Sunday, 16 August 2009

Homeward Bound... Part One

(The week of 24th July to 31st July)

And now I am home, although I am wondering if Paolo Coelho was right in The Alchemist in that what we seek, we have already at our own front door. I feel a little homesick for my Galicia: one of the few places I have ever felt “roots”.

Life is not always so simple, you see.

The week in question was packed with incidents and I was staying at the Hostal Alameda which I cannot recommend too highly (Check out, Antonio and Angel: nice people,reasonable rates, and very central).

During my week in Santiago I met some really helpful people at the Museo das Peregrinaciones; I toured the Cathedral Museum (although my request to see the excavations was turned down, this time), and I went to San Martin Pineiro (now designated as a museum) and watched the organ tuner at San Pao de Antealtares. I was treated royally at both Casa Manolo (still by far the best pilgrim bargain in town – say hello to Paloma) and the Hostal Suso, both of which are featured in Pilgrimage to Heresy. On the day that it didn’t rain (would that it would rain in Marbella: we have had temperatures in the upper 30’s since I have been back!) I drove Simone up to Malpica and followed the Costa da Morte all the way around to Muros, a little fishing village I love well. I even went to look at a village house I have long fantasised about, but it had just been sold, for far less than it was listed. I am sure there will be another, perhaps this time in Santiago itself. I went back to Follas Novas to talk with Don Rafael – what a gentleman – and to sign copies of Peregrinos de la Herejia at Encontros (they should have a shipment of my book in English fairly soon).

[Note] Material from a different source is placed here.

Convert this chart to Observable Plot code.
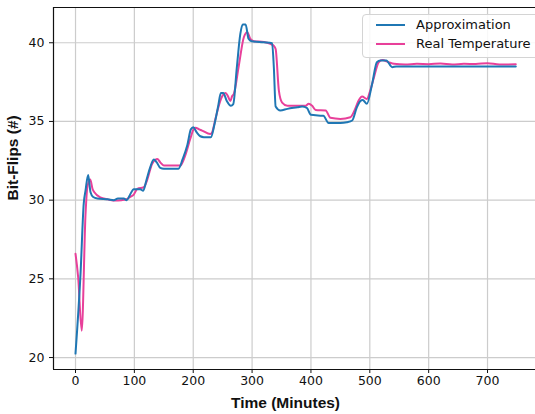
<!DOCTYPE html>
<html><head><meta charset="utf-8">
<script src="https://cdn.jsdelivr.net/npm/d3@7"></script>
<script src="https://cdn.jsdelivr.net/npm/@observablehq/plot@0.6"></script>
<style>
body{margin:0;background:#fff;}
#wrap{position:relative;width:535px;height:414px;overflow:hidden;}
.legend{position:absolute;left:362px;top:14px;width:190px;height:44px;border:1px solid #d4d4d4;border-radius:4px;background:rgba(255,255,255,0.85);box-sizing:border-box;font-family:"DejaVu Sans",sans-serif;font-size:13px;color:#111;}
.legend .sw{position:absolute;left:13px;width:29px;height:2px;}
.legend .lb{position:absolute;left:53px;line-height:16px;white-space:nowrap;}
</style></head>
<body><div id="wrap"></div>
<script>
const timeApprox = [0, 8.5, 14, 17, 21.5, 25.5, 30, 37, 55, 65, 72, 82, 87, 92, 99, 110, 115, 120, 127, 133, 138, 144, 150, 175, 182, 190, 196, 200, 206, 212, 218, 230, 236, 242, 247, 251, 257, 264, 268, 274, 280, 284, 289, 294, 299, 320, 334, 337, 340, 348, 360, 377, 385, 393, 400, 416, 421, 430, 450, 461, 470, 478, 484, 488, 495, 504, 512, 518, 528, 538, 545, 600, 680, 748];
const approx = [20.25, 25.3, 29.8, 30.6, 31.6, 30.5, 30.2, 30.1, 30.05, 30.0, 30.1, 30.1, 30.0, 30.3, 30.7, 30.7, 30.6, 31.2, 32.1, 32.58, 32.4, 32.05, 32.0, 32.0, 32.6, 33.5, 34.5, 34.63, 34.3, 34.06, 34.0, 34.0, 34.8, 35.9, 36.8, 36.8, 36.3, 36.0, 36.1, 38.4, 40.56, 41.16, 41.16, 40.25, 40.1, 40.03, 39.97, 38.4, 35.95, 35.7, 35.8, 35.9, 35.95, 35.86, 35.42, 35.37, 35.37, 34.9, 34.9, 34.95, 35.06, 35.9, 36.3, 36.37, 36.12, 37.4, 38.76, 38.87, 38.87, 38.45, 38.49, 38.49, 38.49, 38.49];
const timeReal = [0, 4.5, 10.5, 17, 20, 25, 29, 32, 42, 55, 68, 78, 85, 93, 99, 105, 116, 121, 130, 136, 139, 144, 150, 178, 186, 195, 201, 204, 210, 215, 229, 232, 238, 245, 251, 255, 259, 263, 266, 269, 277, 286, 291.7, 297, 303, 320, 331, 337, 340, 345.5, 351, 360, 391, 396, 402, 408, 425, 433, 450, 467, 474, 481, 487, 495, 501, 507, 515, 521, 532, 541, 560, 580, 600, 620, 640, 660, 680, 700, 720, 748];
const real = [26.59, 25.1, 21.7, 29.1, 30.8, 31.31, 30.7, 30.5, 30.18, 30.05, 29.97, 30.0, 30.04, 30.2, 30.35, 30.72, 30.82, 31.2, 32.3, 32.58, 32.62, 32.4, 32.2, 32.2, 32.8, 33.9, 34.53, 34.6, 34.5, 34.42, 34.2, 34.3, 35.2, 36.2, 36.7, 36.8, 36.6, 36.3, 36.6, 36.75, 38.44, 40.35, 40.67, 40.25, 40.1, 40.05, 39.93, 39.8, 39.6, 36.96, 36.2, 36.0, 36.0, 36.12, 36.0, 35.73, 35.7, 35.23, 35.16, 35.27, 35.7, 36.33, 36.58, 36.43, 37.0, 37.8, 38.76, 38.9, 38.76, 38.66, 38.62, 38.66, 38.64, 38.68, 38.62, 38.66, 38.65, 38.7, 38.62, 38.63];
const xTicks = [0, 100, 200, 300, 400, 500, 600, 700];
const yTicks = [20, 25, 30, 35, 40];
const seriesNames = ["Approximation", "Real Temperature"];
const seriesColors = ["#1f77b4", "#e8409a"];
const xLabel = "Time (Minutes)";
const yLabel = "Bit-Flips (#)";

const xDomain = [-37.4, 781.5];
const yDomain = [19.24, 42.24];

const approxData = timeApprox.map((t, i) => ({t, v: approx[i]}));
const realData = timeReal.map((t, i) => ({t, v: real[i]}));

const tickFont = "DejaVu Sans, sans-serif";
const labelFont = "Liberation Sans, Arial, sans-serif";

const chart = Plot.plot({
  width: 535,
  height: 414,
  marginLeft: 53,
  marginTop: 7,
  marginBottom: 45,
  marginRight: 0,
  x: {domain: xDomain},
  y: {domain: yDomain},
  style: {background: "white", color: "#111"},
  marks: [
    Plot.gridX(xTicks, {stroke: "#cccccc", strokeOpacity: 1, strokeWidth: 1.2}),
    Plot.gridY(yTicks, {stroke: "#cccccc", strokeOpacity: 1, strokeWidth: 1.2}),
    Plot.line(realData, {x: "t", y: "v", stroke: seriesColors[1], strokeWidth: 2, curve: "monotone-x"}),
    Plot.line(approxData, {x: "t", y: "v", stroke: seriesColors[0], strokeWidth: 2, curve: "monotone-x"}),
    Plot.ruleX([xDomain[0]], {stroke: "#111", strokeWidth: 1.2}),
    Plot.ruleY([yDomain[0]], {stroke: "#111", strokeWidth: 1.2}),
    Plot.ruleY([yDomain[1]], {stroke: "#111", strokeWidth: 1.2}),
    Plot.axisX(xTicks, {tickSize: 4, tickPadding: 3, fontSize: 12.5, fontFamily: tickFont, label: null}),
    Plot.axisY(yTicks, {tickSize: 4, tickPadding: 5, fontSize: 12.5, fontFamily: tickFont, label: null}),
    Plot.text([xLabel], {frameAnchor: "bottom", lineAnchor: "middle", dy: 34, dx: -9, fontSize: 15.5, fontWeight: "bold", fontFamily: labelFont}),
    Plot.text([yLabel], {frameAnchor: "left", lineAnchor: "middle", rotate: -90, dx: -40, dy: 12, fontSize: 15.5, fontWeight: "bold", fontFamily: labelFont})
  ]
});

const wrap = document.getElementById("wrap");
wrap.appendChild(chart);

const legend = document.createElement("div");
legend.className = "legend";
const rowY = [9.5, 29];
seriesNames.forEach((name, i) => {
  const sw = document.createElement("div");
  sw.className = "sw";
  sw.style.top = (rowY[i] - 1) + "px";
  sw.style.background = seriesColors[i];
  legend.appendChild(sw);
  const lb = document.createElement("div");
  lb.className = "lb";
  lb.style.top = (rowY[i] - 8) + "px";
  lb.textContent = name;
  legend.appendChild(lb);
});
wrap.appendChild(legend);
</script>
</body></html>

On the day I was due to leave I couldn’t quite get up the ganas to go. It felt like leaving where I knew I belonged. I love Santiago de Compostela more than any other city in the world (Granada where I lived for 3 years comes a very close second). After my final fairwells at Casa Manolo I ventured back to the Placa de Obradoiro after the fireworks had finished and there I met Pedro and his dog.

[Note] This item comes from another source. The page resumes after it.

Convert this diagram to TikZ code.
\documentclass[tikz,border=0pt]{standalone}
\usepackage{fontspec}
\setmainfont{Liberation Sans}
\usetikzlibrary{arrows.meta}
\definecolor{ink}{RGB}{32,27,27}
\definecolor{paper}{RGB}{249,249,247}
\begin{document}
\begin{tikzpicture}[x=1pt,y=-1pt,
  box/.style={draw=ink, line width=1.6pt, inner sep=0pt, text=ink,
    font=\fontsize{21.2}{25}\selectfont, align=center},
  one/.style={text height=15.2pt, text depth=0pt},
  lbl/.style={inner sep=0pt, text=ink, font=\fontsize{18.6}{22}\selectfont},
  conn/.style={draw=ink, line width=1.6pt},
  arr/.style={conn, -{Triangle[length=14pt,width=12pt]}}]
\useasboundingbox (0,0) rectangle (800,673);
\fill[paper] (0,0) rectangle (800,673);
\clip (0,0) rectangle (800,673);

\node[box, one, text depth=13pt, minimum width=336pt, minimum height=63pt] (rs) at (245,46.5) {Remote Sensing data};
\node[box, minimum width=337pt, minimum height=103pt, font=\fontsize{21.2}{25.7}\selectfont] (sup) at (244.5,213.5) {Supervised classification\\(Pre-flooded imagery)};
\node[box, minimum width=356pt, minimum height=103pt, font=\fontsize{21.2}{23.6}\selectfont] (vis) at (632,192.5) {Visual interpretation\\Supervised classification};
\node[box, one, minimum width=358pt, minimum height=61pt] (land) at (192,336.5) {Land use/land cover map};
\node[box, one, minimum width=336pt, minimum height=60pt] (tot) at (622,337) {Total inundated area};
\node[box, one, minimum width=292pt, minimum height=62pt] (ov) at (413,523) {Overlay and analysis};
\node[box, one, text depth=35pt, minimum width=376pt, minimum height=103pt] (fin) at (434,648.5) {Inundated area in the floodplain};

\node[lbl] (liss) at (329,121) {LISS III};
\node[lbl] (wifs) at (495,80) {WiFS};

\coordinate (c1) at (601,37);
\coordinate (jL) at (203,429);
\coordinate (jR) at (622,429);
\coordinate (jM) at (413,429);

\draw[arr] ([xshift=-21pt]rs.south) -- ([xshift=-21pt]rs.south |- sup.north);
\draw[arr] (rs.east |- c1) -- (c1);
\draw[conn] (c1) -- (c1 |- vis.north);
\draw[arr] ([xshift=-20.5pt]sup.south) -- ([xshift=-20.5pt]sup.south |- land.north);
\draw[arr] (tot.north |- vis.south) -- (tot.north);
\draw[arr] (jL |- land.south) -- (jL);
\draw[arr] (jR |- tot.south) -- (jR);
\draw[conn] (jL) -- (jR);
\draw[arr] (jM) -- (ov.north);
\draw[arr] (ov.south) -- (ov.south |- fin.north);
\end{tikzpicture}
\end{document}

He had walked from Barcelona and was sitting on the floor just below the Ayuntamento just staring up at the Cathedral. I asked if I could join him. He told me that he had only just arrived in Compostela but was not to stay too long: “I follow the Camino de las Estrellas” he told me. He was off to Fisterre his final “etapa”. His dog, a husky-mastiff cross was wearing no collar and Pedro told me that he had been warned by the police to put one on or face a multa: a fine. “I don’t want to take away his freedom,” he said gesturing to his well-travelled friend who was compliant by his side.